Sigmund Freud was famously but questionably credited with having said “sometimes a cigar is just a cigar.” In today’s case, a matter of trespass to trees was somehow recast into a federal civil rights action by the plaintiff, who was a man with a litany of offenses committed against his ancestors which he wanted to redress.
Mr. Brewer apparently trespassed on Mr. Lance’s property and removed three trees. Rather than an appropriate trespass to trees action (with a request for treble damages) in South Carolina courts, Mr. Lance went for broke, suing Mr. Brewer for violation of his civil rights under 42 U.S.C. § 1983.
A § 1983 action is a powerful one, authorizing a federal court action to be brought against persons who, under color of state law, deprive another of his civil rights. It has been used against those who discriminate in housing, police officers who wrongly kill suspects, employment discrimination, and even in zoning decisions.

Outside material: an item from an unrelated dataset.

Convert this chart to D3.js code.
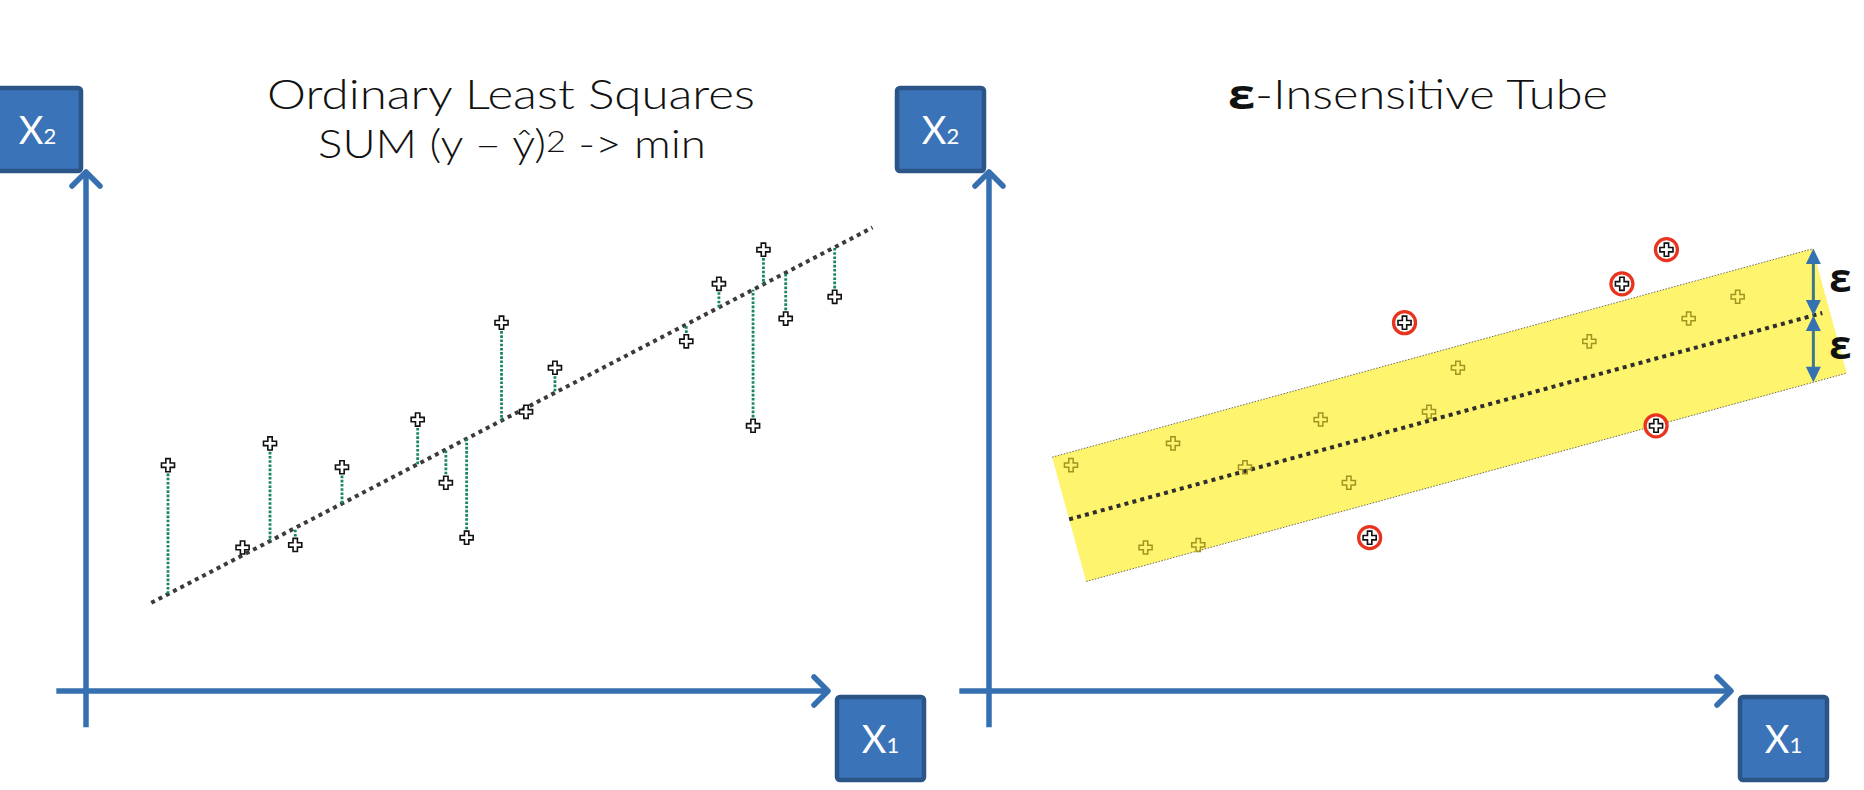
<!DOCTYPE html>
<html><head><meta charset="utf-8">
<script src="https://cdn.jsdelivr.net/npm/d3@7"></script>
<style>html,body{margin:0;padding:0;background:#fff;overflow:hidden;} svg{display:block;}</style>
</head><body>
<script>
// ---------- data ----------
const pointX = [11.05, 21.1, 24.8, 28.2, 34.5, 44.7, 48.5, 51.3, 56.0, 59.3, 63.2, 80.9, 85.3, 91.3, 89.9, 94.3, 100.9];
const pointY = [43.6, 27.7, 47.8, 28.2, 43.2, 52.4, 40.2, 29.6, 71.1, 53.9, 62.4, 67.5, 78.6, 85.2, 51.2, 71.9, 76.1];
const outsideTube = [0,0,0,0,0,0,0,1,1,0,0,0,1,1,1,0,0];
const olsLine = [10.47, 0.7453];          // intercept, slope
const olsRange = [8.8, 106];
const tubeLine = [28.9, 0.3925];          // intercept, slope
const tubeEpsilon = 12.9;
const tubeRange = [10.8, 113.3];
const epsilonArrowX = 111.1;
const axisX = [-4, 100];
const axisY = [-7, 100.2];
const titleLeft = ["Ordinary Least Squares", "SUM (y – ŷ)", "2", " -> min"];
const titleRight = ["ε", "-Insensitive Tube"];
const axisNames = [["X", "1"], ["X", "2"]];

// ---------- setup ----------
const W = 1864, H = 790;
const svg = d3.select("body").append("svg").attr("width", W).attr("height", H);
const AXIS = "#3670b0", BOXF = "#3a73b8", BOXS = "#2a5586";
const FONT = "Lato, 'Open Sans', sans-serif";
const GREEK = "'Open Sans', 'DejaVu Sans', sans-serif";

function panel(ox) {
  return {
    x: d3.scaleLinear().domain([0, 100]).range([ox, ox + 742]),
    y: d3.scaleLinear().domain([0, 100]).range([691, 173])
  };
}
const L = panel(86), R = panel(989);
const cross = d3.symbol(d3.symbolCross, 95);

function drawAxes(g, s) {
  const x0 = s.x(0), y0 = s.y(0);
  const xt = s.x(axisX[1]), yt = s.y(axisY[1]);
  g.append("line").attr("x1", s.x(axisX[0])).attr("x2", xt - 2).attr("y1", y0).attr("y2", y0)
    .attr("stroke", AXIS).attr("stroke-width", 5.5);
  g.append("line").attr("x1", x0).attr("x2", x0).attr("y1", s.y(axisY[0])).attr("y2", yt + 2)
    .attr("stroke", AXIS).attr("stroke-width", 5.5);
  g.append("path").attr("d", `M${xt - 14},${y0 - 14}L${xt},${y0}L${xt - 14},${y0 + 14}`)
    .attr("fill", "none").attr("stroke", AXIS).attr("stroke-width", 5.5)
    .attr("stroke-linecap", "round").attr("stroke-linejoin", "round");
  g.append("path").attr("d", `M${x0 - 14},${yt + 14}L${x0},${yt}L${x0 + 14},${yt + 14}`)
    .attr("fill", "none").attr("stroke", AXIS).attr("stroke-width", 5.5)
    .attr("stroke-linecap", "round").attr("stroke-linejoin", "round");
  const boxes = [
    { x: x0 + 751, y: 697, name: axisNames[0] },
    { x: x0 - 92, y: 88, name: axisNames[1] }
  ];
  boxes.forEach(b => {
    g.append("rect").attr("x", b.x).attr("y", b.y).attr("width", 87).attr("height", 83)
      .attr("rx", 3).attr("fill", BOXF).attr("stroke", BOXS).attr("stroke-width", 4.5);
    const t = g.append("text").attr("x", b.x + 43.5).attr("y", b.y + 41.5 + 14)
      .attr("text-anchor", "middle").attr("fill", "#fff")
      .style("font-family", FONT).style("font-weight", 400).style("font-size", "38px");
    t.append("tspan").text(b.name[0]);
    t.append("tspan").style("font-size", "22px").text(b.name[1]);
  });
}

// ---------- left panel ----------
const gl = svg.append("g");
drawAxes(gl, L);
const yhatL = x => olsLine[0] + olsLine[1] * x;
gl.append("line")
  .attr("x1", L.x(olsRange[0])).attr("y1", L.y(yhatL(olsRange[0])))
  .attr("x2", L.x(olsRange[1])).attr("y2", L.y(yhatL(olsRange[1])))
  .attr("stroke", "#3b3b3b").attr("stroke-width", 4).attr("stroke-dasharray", "4,4.2");
const idx = d3.range(pointX.length);
gl.selectAll("line.res").data(idx).join("line").attr("class", "res")
  .attr("x1", i => L.x(pointX[i])).attr("x2", i => L.x(pointX[i]))
  .attr("y1", i => L.y(pointY[i])).attr("y2", i => L.y(yhatL(pointX[i])))
  .attr("stroke", "#17875c").attr("stroke-width", 2.8).attr("stroke-dasharray", "2.6,1.6");
gl.selectAll("path.pt").data(idx).join("path").attr("class", "pt")
  .attr("d", cross).attr("transform", i => `translate(${L.x(pointX[i])},${L.y(pointY[i])})`)
  .attr("fill", "#fff").attr("stroke", "#111").attr("stroke-width", 1.6);

gl.append("text").attr("x", L.x(0) + 425).attr("y", 109).attr("text-anchor", "middle")
  .attr("fill", "#111").style("font-family", FONT).style("font-weight", 300).style("font-size", "42px")
  .attr("textLength", 488).attr("lengthAdjust", "spacingAndGlyphs").text(titleLeft[0]);
const t2 = gl.append("text").attr("x", L.x(0) + 426).attr("y", 158).attr("text-anchor", "middle")
  .attr("fill", "#111").style("font-family", FONT).style("font-weight", 300).style("font-size", "40px")
  .attr("textLength", 388).attr("lengthAdjust", "spacingAndGlyphs");
t2.append("tspan").text(titleLeft[1]);
t2.append("tspan").attr("dy", -6).style("font-size", "30px").text(titleLeft[2]);
t2.append("tspan").attr("dy", 6).text(titleLeft[3]);

// ---------- right panel ----------
const gr = svg.append("g");
drawAxes(gr, R);
const yhatR = x => tubeLine[0] + tubeLine[1] * x;
const p0 = [R.x(tubeRange[0]), R.y(yhatR(tubeRange[0]))];
const p1 = [R.x(tubeRange[1]), R.y(yhatR(tubeRange[1]))];
const dx = p1[0] - p0[0], dy = p1[1] - p0[1], len = Math.hypot(dx, dy);
const u = [dx / len, dy / len];
const n = [u[1], -u[0]];
const epsPx = R.y(0) - R.y(tubeEpsilon);
const hw = epsPx * Math.abs(u[0]);
const cTL = [p0[0] + n[0] * hw, p0[1] + n[1] * hw];
const cBL = [p0[0] - n[0] * hw, p0[1] - n[1] * hw];
const cTR = [p1[0] + n[0] * hw, p1[1] + n[1] * hw];
const cBR = [p1[0] - n[0] * hw, p1[1] - n[1] * hw];
gr.append("path").attr("d", d3.line()([cTL, cTR, cBR, cBL]) + "Z").attr("fill", "#fff46e");
[[cTL, cTR], [cBL, cBR]].forEach(([a, b]) => {
  gr.append("line").attr("x1", a[0]).attr("y1", a[1]).attr("x2", b[0]).attr("y2", b[1])
    .attr("stroke", "#6b6b5a").attr("stroke-width", 1).attr("stroke-dasharray", "1.5,1.5");
});
gr.append("line")
  .attr("x1", p0[0]).attr("y1", p0[1])
  .attr("x2", R.x(tubeRange[1] - 1)).attr("y2", R.y(yhatR(tubeRange[1] - 1)))
  .attr("stroke", "#2f2f2f").attr("stroke-width", 4).attr("stroke-dasharray", "4,4.2");

const inside = idx.filter(i => !outsideTube[i]);
const outside = idx.filter(i => outsideTube[i]);
gr.selectAll("path.in").data(inside).join("path").attr("class", "in")
  .attr("d", cross).attr("transform", i => `translate(${R.x(pointX[i])},${R.y(pointY[i])})`)
  .attr("fill", "none").attr("stroke", "#a39420").attr("stroke-width", 1.5);
gr.selectAll("circle.out").data(outside).join("circle").attr("class", "out")
  .attr("cx", i => R.x(pointX[i])).attr("cy", i => R.y(pointY[i])).attr("r", 11)
  .attr("fill", "#fff").attr("stroke", "#e8341f").attr("stroke-width", 3.3);
gr.selectAll("path.outp").data(outside).join("path").attr("class", "outp")
  .attr("d", cross).attr("transform", i => `translate(${R.x(pointX[i])},${R.y(pointY[i])})`)
  .attr("fill", "#fff").attr("stroke", "#111").attr("stroke-width", 1.6);

// epsilon arrows
const ax = R.x(epsilonArrowX);
const yc = R.y(yhatR(epsilonArrowX));
const yTop = R.y(yhatR(epsilonArrowX) + tubeEpsilon);
const yBot = R.y(yhatR(epsilonArrowX) - tubeEpsilon);
[[yTop, yc], [yc, yBot]].forEach(([a, b]) => {
  gr.append("line").attr("x1", ax).attr("x2", ax).attr("y1", a + 12).attr("y2", b - 12)
    .attr("stroke", "#3d7886").attr("stroke-width", 3);
  gr.append("path").attr("d", `M${ax},${a}L${ax + 7.5},${a + 15.5}L${ax - 7.5},${a + 15.5}Z`).attr("fill", "#3572b2");
  gr.append("path").attr("d", `M${ax},${b}L${ax + 7.5},${b - 15.5}L${ax - 7.5},${b - 15.5}Z`).attr("fill", "#3572b2");
  gr.append("text").attr("x", ax + 27).attr("y", (a + b) / 2 + 10).attr("text-anchor", "middle")
    .attr("fill", "#111").style("font-family", GREEK).style("font-weight", 700).style("font-size", "40px")
    .text(titleRight[0]);
});

const tr = gr.append("text").attr("x", R.x(0) + 429).attr("y", 109).attr("text-anchor", "middle")
  .attr("fill", "#111").style("font-family", FONT).style("font-weight", 300).style("font-size", "42px")
  .attr("textLength", 380).attr("lengthAdjust", "spacingAndGlyphs");
tr.append("tspan").style("font-weight", 700).style("font-family", GREEK).text(titleRight[0]);
tr.append("tspan").text(titleRight[1]);
</script>
</body></html>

But § 1983 doesn’t do everything. Here, Mr. Lance argued that not only had Mr. Brewer falsely claimed to have the County’s permission to cut down the trees, but Mr. Brewer’s grandfather had defrauded Mr. Lance’s cousin in a land deal about 40 years before. When the Federal magistrate judge recommended dismissal of the § 1983 action, Mr. Lance objected, arguing rather ineloquently that ““GOD ALMIGHTY does not like what you Racist people are doing, and GOD will show it very soon by punishment, and Destruction.”
Destruction was something the federal court was willing to risk, holding that no matter how it tried to construe Mr. Lance’s complaint, there just wasn’t a civil rights violation alleged. Of course, he was free to pursue his complaint in state court, and we assume he did so.
Lance v. Brewer, 2007 U.S. Dist. LEXIS 30247, 2007 WL 1219636 (D.S.C., Apr. 24, 2007). In late 2005 Defendant Brewer cut down three large trees and other tree limbs on Plaintiff Lance’s property without permission. Lance asserted that Brewer, who ran a business named Don’s Scrap Metal and Iron, sold these trees for profit but that he and his relatives did not receive any profit. Lance alleged that Brewer told him the county gave him permission to cut down the trees, but according to Lance, a county employee told him that Brewer did not have permission to cut down the trees. In addition to these claims, Lance argued that Brewer’s grandfather purchased the property adjoining his property forty to fifty years ago by “fooling” Lance’s cousin into selling 20 acres of river-front property for $200.00.
Lance alleges Brewer’s actions constitute racism and discrimination under 42 U.S.C § 1983, and he seeks $85,000.00 on behalf of the heirs of his cousin, Willie Lance. A U.S. Magistrate Judge recommended that Lance’s claim be dismissed. Lance disagreed, and sought rejection of the Report & Recommendation.
Held: Lance’s tree-cutting-as-civil-rights case was dismissed. The Court noted that Lance had objected to Report and Recommendation because “GOD ALMIGHTY does not like what you Racist people are doing, and GOD will show it very soon by punishment, and Destruction. The United States Court has Federal Jurisdiction, because this is a Civil Rights Violation.” The Court said, “[t]he Plaintiff’s unsubstantiated statement that the Court has federal jurisdiction because this is a civil rights violation does not change the fact that even liberally construing the Plaintiff’s complaint, it fails to state a claim for a federal civil rights violation.” Here, Brewer is a private individual.
What’s more, Lance tried to state a claim pursuant to § 1981. The Court held that Lance has failed to allege an essential element of a § 1981 claim, that there is a contract or property law right enjoyed by white citizens but not by the Plaintiff, who is black. The Court concluded that – tree or no tree – no federal question was raised by Lance’s claim, and thus jurisdiction did not exist.